In this article we will discuss about the Mechanism and Importance of Anaerobic Respiration in Plants.
Mechanism of Anaerobic Respiration:
It is the process of release of energy in enzymatically controlled step-wise incomplete degradation of organic food without oxygen being used as oxidant.
Therefore, end products are never completely inorganic. The term anaerobic respiration is often used in connection with higher organisms where it occurs in the roots of some water-logged plants, muscles of animals and as supplementary mode of respiration in massive tissues.
Anaerobic respiration is the exclusive mode of respiration in some parasitic worms, many prokaryotes, several unicellular eukaryotes and moulds. In micro-organisms the term fermentation is more commonly used where anaerobic respiration is known after the name of product like alcoholic fermentation, lactic acid fermentation.
Carbon dioxide is evolved in some cases. It gives a frothy appearance (L. fermentum — to boil) to the medium.
Buchner (1897) was the first to find that fermentation could be caused without the living yeast cells by grinding them under pressure and mixing the extract with sugary solution. The enzyme complex present in the extract was named as zymase.
Because of the latter, fermentation is also called zymosis. Commonly, fermentation is defined as the anaerobic breakdown of carbohydrates and other organic compounds into alcohols, organic acids, gases, etc. with the help of micro-organisms or their enzymes.
The mechanism of anaerobic respiration or fermentation is similar to common pathway of aerobic respiration up to glycolysis. Glycolysis breaks down glucose enzymatically in several steps to form two molecules of pyruvate, 2 ATP and 2 NADH (+H+). Pyruvate is anaerobically broken down to yield various products depending upon the organism and the type of tissue.
The two common products are ethyl alcohol and lactic acid.
1. Ethyl Alcohol Fermentation (Fig. 14.9):
It is quite common in fungi (e.g., Rhizopus, Yeast) and bacteria. Yeast can respire both aerobically and anaerobically.
Anaerobic respiration occurs in sugary solution if the fungus is not in contact with atmosphere. It causes fermentation. In the presence of pyruvate decarboxylase and TPP (thiamine pyrophosphate), pyruvate is broken down to form acetaldehyde. Carbon dioxide is released.
Acetaldehyde is reduced to ethyl alcohol or ethanol by alcohol dehydrogenase. Hydrogen is obtained from NADH produced during oxidation of glyceraldehyde 3-phosphate to 1: 3 diphosphoglycerate in glycolysis.
Ethyl alcohol does not stay inside microorganisms but is excreted. Accumulation of alcohol beyond a certain limit can, however, kill the microorganism (e.g., 13% in yeast). A higher concentration of alcohol in a beverage is achieved through distillation.

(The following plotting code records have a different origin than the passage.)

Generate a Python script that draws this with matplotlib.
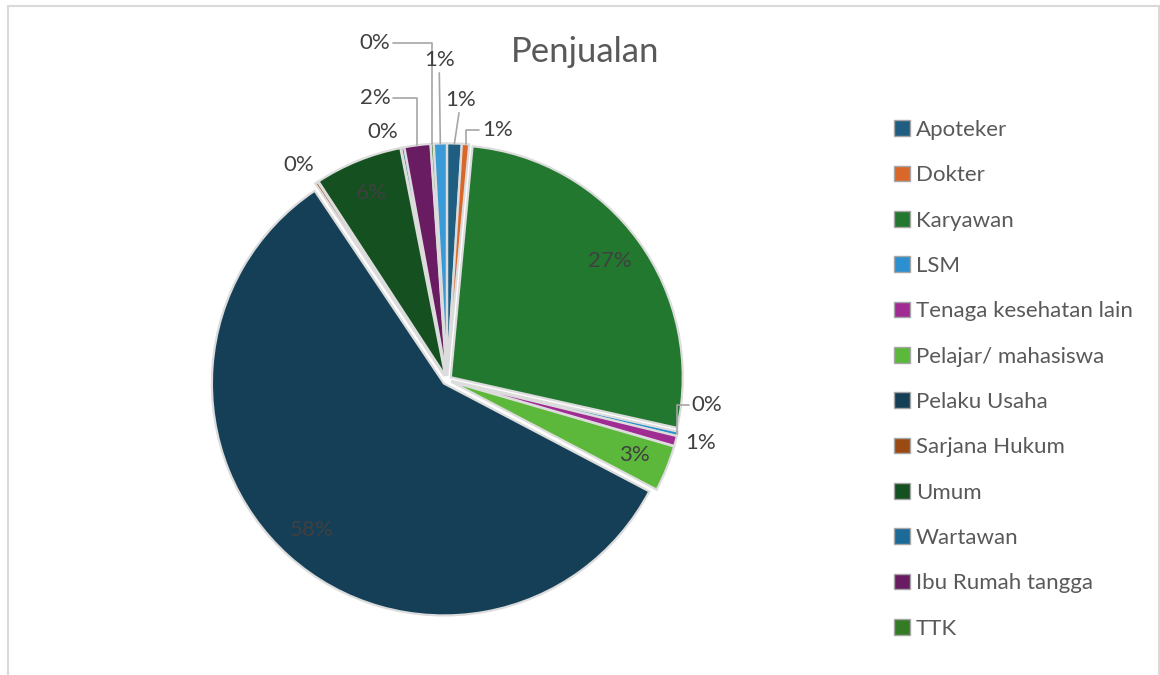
import matplotlib.pyplot as plt
from matplotlib.patches import Patch, Rectangle
import numpy as np

plt.rcParams['font.family'] = ['Lato', 'DejaVu Sans']

# Data (percent shares)
categories = ['Apoteker', 'Dokter', 'Karyawan', 'LSM', 'Tenaga kesehatan lain',
              'Pelajar/ mahasiswa', 'Pelaku Usaha', 'Sarjana Hukum', 'Umum',
              'Wartawan', 'Ibu Rumah tangga', 'TTK', 'Lainnya']
shares = [1.0, 0.5, 27.0, 0.3, 0.7, 3.2, 57.9, 0.2, 6.1, 0.2, 1.8, 0.2, 0.9]
colors = ['#1f5e80', '#d9672a', '#22782f', '#2b8fd0', '#a02b93', '#5cb83a',
          '#143f57', '#9c4a14', '#145020', '#1c6a98', '#6a1c62', '#357a25',
          '#3a9ad8']
n_legend = 12  # last slice is not shown in the legend

# where the small slices put their labels (in pie radii) and the leader kind
outside = {
    0: (0.060, 1.207, 'line'),
    1: (0.216, 1.078, 'elbow'),
    3: (1.121, -0.108, 'elbow'),
    4: (1.095, -0.272, None),
    7: (-0.638, 0.927, None),
    9: (-0.276, 1.069, None),
    10: (-0.310, 1.216, 'elbow'),
    11: (-0.310, 1.453, 'elbow'),
    12: (-0.034, 1.379, 'line'),
}

W, H = 1160, 675
fig = plt.figure(figsize=(W / 100, H / 100), dpi=100)

# chart border
fig.patches.append(Rectangle((8 / W, -0.05), (1159 - 8) / W, 1.05 - 6 / H,
                             transform=fig.transFigure, fill=False,
                             edgecolor='#d9d9d9', linewidth=1.5))

R = 232
cx, cy = 447, 380
lim = 1.3
size = 2 * lim * R
ax = fig.add_axes([(cx - size / 2) / W, (H - cy - size / 2) / H, size / W, size / H])

wedges, _ = ax.pie(shares, colors=colors, startangle=90, counterclock=False,
                   explode=[0.02] * len(shares), radius=1,
                   wedgeprops=dict(edgecolor='#dcdcdc', linewidth=1.6))
ax.set_xlim(-lim, lim)
ax.set_ylim(-lim, lim)
ax.set_aspect('equal')
ax.axis('off')

for i, w in enumerate(wedges):
    pct = shares[i] / sum(shares) * 100
    txt = '%d%%' % int(pct + 0.5)
    mid = np.deg2rad((w.theta1 + w.theta2) / 2)
    x0, y0 = w.center
    if i in outside:
        tx, ty, kind = outside[i]
        ex, ey = x0 + np.cos(mid) * 1.0, y0 + np.sin(mid) * 1.0
        if kind is None:
            ax.text(tx, ty, txt, ha='center', va='center', fontsize=16, color='#404040')
        else:
            cs = 'angle,angleA=0,angleB=90,rad=0' if kind == 'elbow' else 'arc3'
            ax.annotate(txt, xy=(ex, ey), xytext=(tx, ty), ha='center', va='center',
                        fontsize=16, color='#404040',
                        arrowprops=dict(arrowstyle='-', color='#a6a6a6', lw=1.2,
                                        connectionstyle=cs, shrinkA=0, shrinkB=0))
    else:
        ax.text(x0 + np.cos(mid) * 0.85, y0 + np.sin(mid) * 0.85, txt,
                ha='center', va='center', fontsize=16, color='#404040')

fig.text(585 / W, 1 - 52 / H, 'Penjualan', ha='center', va='center',
         fontsize=25, color='#595959')

handles = [Patch(facecolor=colors[i], edgecolor='#a6a6a6', label=categories[i])
           for i in range(n_legend)]
fig.legend(handles=handles, loc='upper left', bbox_to_anchor=(894 / W, 1 - 120 / H),
           frameon=False, fontsize=16, labelspacing=1.14, handlelength=0.7,
           handleheight=0.7, handletextpad=0.28, borderpad=0, borderaxespad=0,
           labelcolor='#595959')

fig.savefig('out.png', dpi=100)
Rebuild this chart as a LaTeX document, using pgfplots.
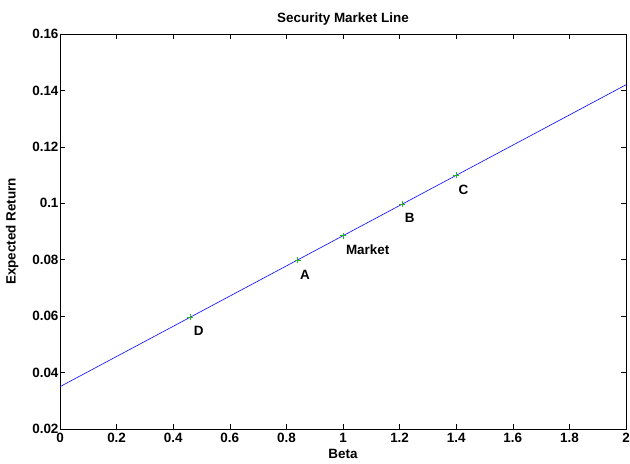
\documentclass[border=0pt]{standalone}
\usepackage{pgfplots}
\pgfplotsset{compat=1.18}
\usepackage{fontspec}
\setmainfont{Liberation Sans}
\begin{document}
\begin{tikzpicture}
\begin{axis}[
  scale only axis,
  width=566bp, height=395bp,
  xmin=0, xmax=2, ymin=0.02, ymax=0.16,
  xtick={0,0.2,...,2},
  ytick={0.02,0.04,0.06,0.08,0.1,0.12,0.14,0.16},
  xticklabels={0,0.2,0.4,0.6,0.8,1,1.2,1.4,1.6,1.8,2},
  yticklabels={0.02,0.04,0.06,0.08,0.1,0.12,0.14,0.16},
  tick align=inside,
  major tick length=5bp,
  tick style={black, line width=0.6pt},
  axis line style={black, line width=0.6pt},
  every tick label/.append style={font=\fontsize{13.5}{15}\selectfont\bfseries},
  xticklabel style={yshift=-1bp},
  yticklabel style={xshift=2bp},
  title={Security Market Line},
  title style={font=\fontsize{13.5}{15}\selectfont\bfseries, yshift=-1bp},
  xlabel={Beta},
  ylabel={Expected Return},
  label style={font=\fontsize{13.5}{15}\selectfont\bfseries},
  xlabel style={yshift=1bp},
  ylabel style={yshift=7bp},
  clip=true,
]
\addplot[blue, line width=0.6pt, no marks] coordinates {(0,0.035) (2,0.142)};
\addplot[only marks, mark=+, mark size=3bp, color={rgb,255:red,40;green,180;blue,40}, line width=0.5pt]
  coordinates {(0.46,0.0597) (0.84,0.0799) (1.0,0.0885) (1.21,0.0997) (1.4,0.1099)};
\node[anchor=west, font=\fontsize{13.5}{15}\selectfont\bfseries, inner sep=0pt] at (axis cs:0.472,0.0547) {D};
\node[anchor=west, font=\fontsize{13.5}{15}\selectfont\bfseries, inner sep=0pt] at (axis cs:0.848,0.0748) {A};
\node[anchor=west, font=\fontsize{13.5}{15}\selectfont\bfseries, inner sep=0pt] at (axis cs:1.01,0.0835) {Market};
\node[anchor=west, font=\fontsize{13.5}{15}\selectfont\bfseries, inner sep=0pt] at (axis cs:1.218,0.0947) {B};
\node[anchor=west, font=\fontsize{13.5}{15}\selectfont\bfseries, inner sep=0pt] at (axis cs:1.408,0.1049) {C};
\end{axis}
\pgfresetboundingbox
\path ([xshift=-60bp,yshift=-35bp]current axis.south west) rectangle ([xshift=4bp,yshift=34bp]current axis.north east);
\end{tikzpicture}
\end{document}
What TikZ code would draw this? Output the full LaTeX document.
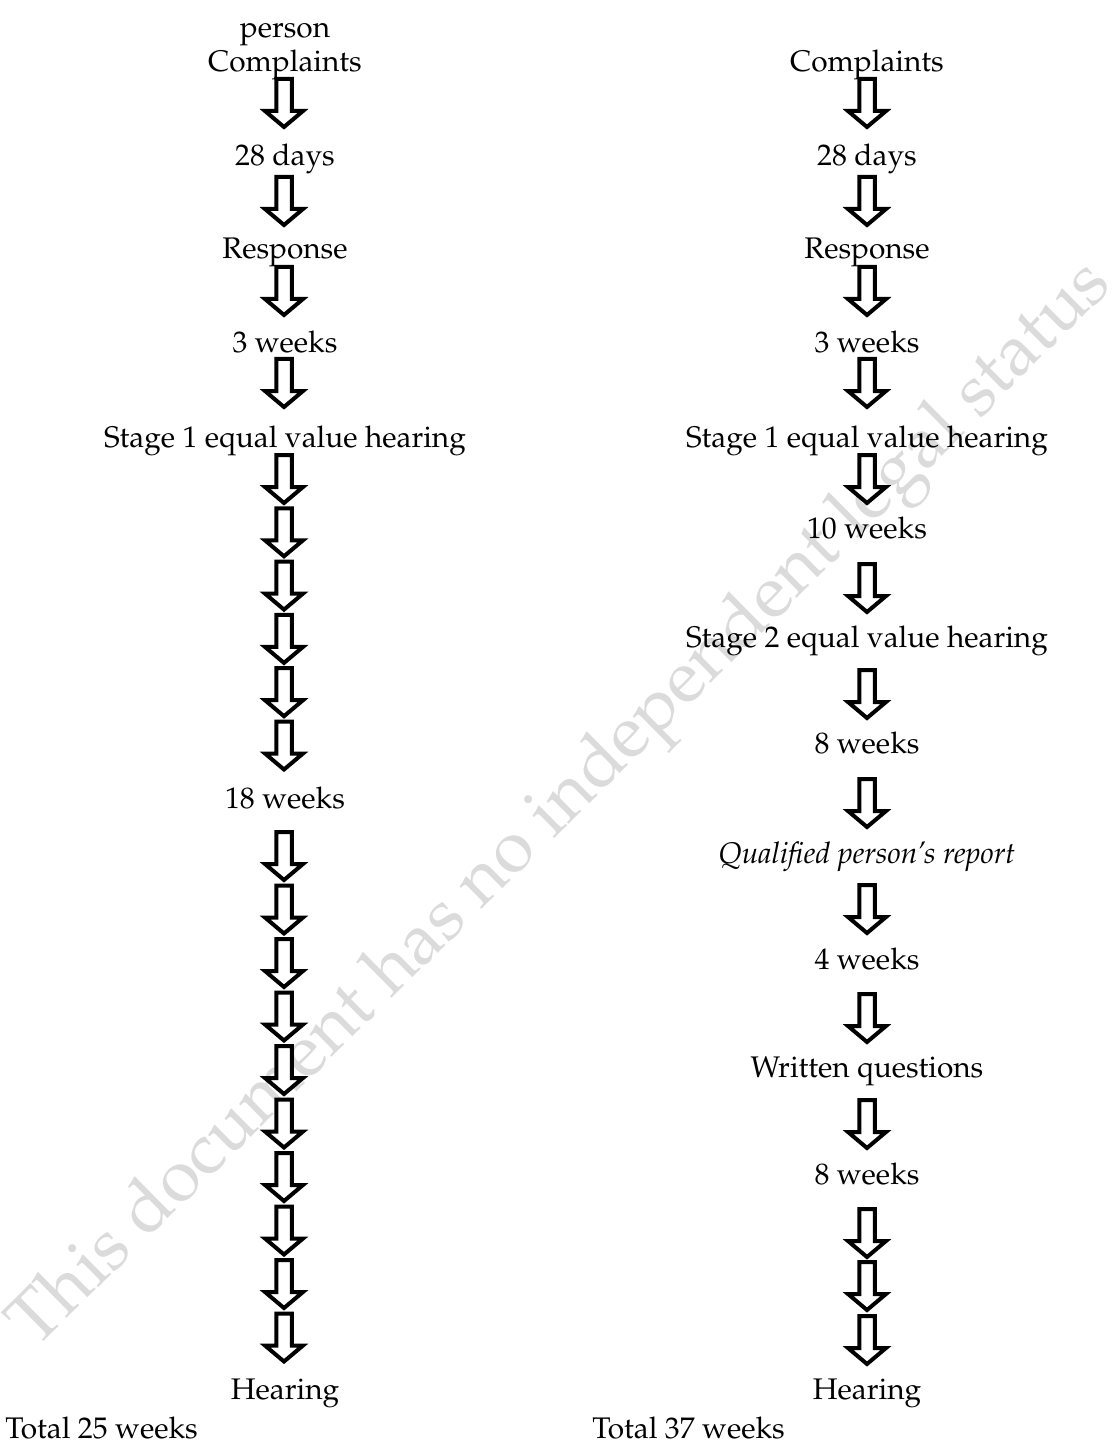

2. Lactic Acid Fermentation:
The fermentation occurs in lactic acid bacteria (e.g., Lactobacillus), some fungi and muscles. Lactic acid produced in muscles is sent to liver to regenerate glucose. In lactic acid fermentation pyruvic acid produced in glycolysis is directly reduced by NADH to form lactic acid. No C02 is produced. The enzyme is lactic dehydrogenase which requires FMN (Flavin Mono-nucleotide) and Zn2+.
Anaerobic respiration produces very little energy (about 5%) as compared to aerobic respiration.
The reasons are:
(a) There is incomplete breakdown of respiratory substrate,
(b) At least one of the products of anaerobic respiration is organic. It can be further oxidised to release energy,
(c) NADH produced during glycolysis is often used up.
(d) ATP formation does not occur during regeneration of NAD+.
(e) Electron transport chain is absent,
(f) Oxygen is not used for receiving electrons and protons.
Importance of Anaerobic Respiration:
(i) Anaerobic respiration is important during periods of oxygen deficiency,
(ii) Alcoholic fermentation is used in brewing industry for the production of various types of beers, whisky and other wines,
(iii) Carbon dioxide of alcoholic fermentation is used in baking industry for making the bread spongy,
(iv) Vinegar is obtained by the fermentation activity of acetic acid bacteria,
(v) Dairy industry depends upon the action of lactic acid bacteria which convert milk sugar to lactic acid. Lactic acid coagulates the milk protein casein and the droplets of milk fat fuse,
(vi) Production of industrial alcohols and organic acids,
(vii) Tea and tobacco leaves are cured (or removed of their bitterness) and provided with a fine flavour,
(viii) Retting or separation of stem fibres is carried out with the help of bacterial fermentation of softer tissues,
(ix) Ensilage or preserved fodder is prepared by keeping green chopped fodder in silo where bacterial action causes softening and release of preserving acids,
(x) Cleaning of raw hides is a fermentative bacterial activity,
(xi) Decomposition of organic remains is carried out by fermentation. However, the fermenting organisms also spoil out food and may cause food poisoning by releasing toxins or ptomaine.